XIX Rapporto Censis sulla comunicazione

Il vero e il falso nella società di Internet

Nel 19° Rapporto sulla Comunicazione del Censis emerge un fenomeno che preoccupa più di due terzi della popolazione: il disfacimento delle categorie del vero e del falso, cancellate dalla prepotente diffusione dell’IA. Mentre non si ferma il boom della spesa delle famiglie per i dispositivi digitali (8,7 miliardi di euro aumento del 700% dal 2007) e i motori di ricerca, in particolare YouTube la fanno da padroni, la “dieta” mediatica degli italiani appare fortemente condizionata da questa nuova consapevolezza.

Si avverte un bisogno crescente di qualità e di indipendenza dell’informazione. La tecnologia sta modificando la produzione e la confezione delle notizie, l’intelligenza generativa è entrata nelle redazioni, assumendo sembianze ancora difficili da definire. Il caso di Google che paga degli editori per addestrare i propri dispositivi per imparare a scrivere articoli autonomamente è un segno dei tempi. La macchina dell’informazione sta modificando le sue logiche produttive, questo crea disorientamento non solo tra gli addetti ai lavori, ma più in generale nell’opinione pubblica. Le Fake news dominano l’orizzonte, creando “pezzi” di verità, allo scopo di indirizzare non solo i flussi elettorali e le elezioni, ma persino scelte economiche e geopolitiche che hanno un peso strategico sul futuro del Pianeta.

La gravità del fenomeno è comprovata dal primo report che il teologo e consulente di papa Francesco, Paolo Benanti ha redatto per l’esecutivo, denunciando i pericoli per la democrazia, legati al rapporto promiscuo di verità e falsità, tratto distintivo dell’ecosistema digitale che permea società, istituzioni e imprese. Esiste un problema di credibilità e affidabilità, che il comportamento degli utenti non nasconde. Nell’ultimo anno si è mantenuto stabile il livello di credibilità del media più mainstream, la TV. Sorprende la tenuta della cara vecchia radio, anche se l’approvvigionamento delle notizie, soprattutto nella fascia che va di 14 ai 30 anni si è spostata sui dispositivi mobili. Una migrazione che risponde alla velocità, cifra connotante di Internet.

Non a caso Instagram si impone come “l’enfant prodige” dei social considerato dal 15% degli utenti una fonte di informazione a tutti i livelli. In questo scenario, che sembra consolidare un trend antropologico netto, si stanno però facendo strada nuovi atteggiamenti. Il popolo degli internauti, ormai stordito dalla volatile superficialità che invade i siti di notizie senza fondamento, si rivolge con interesse all’informazione di qualità, che per il 74% del campione interpellato è giusto che non sia gratis.

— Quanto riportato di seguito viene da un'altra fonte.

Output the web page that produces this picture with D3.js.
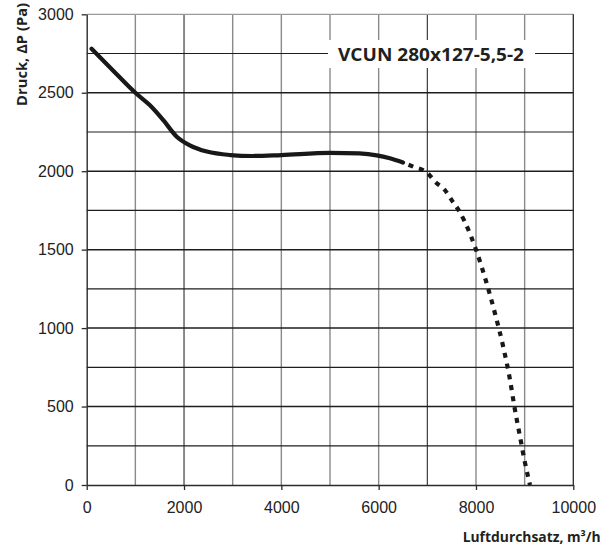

Per questo devono avere spazio gli esperti, che possono aiutare l’ascoltatore e il lettore a interpretare la trama della complessità del mondo oggi. Torna fortunatamente a imporsi, in questa affannosa ricerca di affidabilità, il ruolo dei giornalisti che, come prevede l’etica della professione, devono verificare e confrontare con filtro critico le fonti per offrire materia di giudizio indipendente a un corpo collettivo, spesso disorientato e non sempre adeguatamente attrezzato per capire i retroscena legati a fatti ed eventi.

Non dimentichiamoci che una società che non trova spazio per la verifica delle fonti rischia di rimanere preda delle false narrazioni. “La speranza – commenta Luciano Floridi – è che l’IA piuttosto che uno specchio deformante della nostra esistenza, ci renda inquieti, ancora desiderosi di lottare per la verità, che impone una ricerca aperta che non ha mai fine”.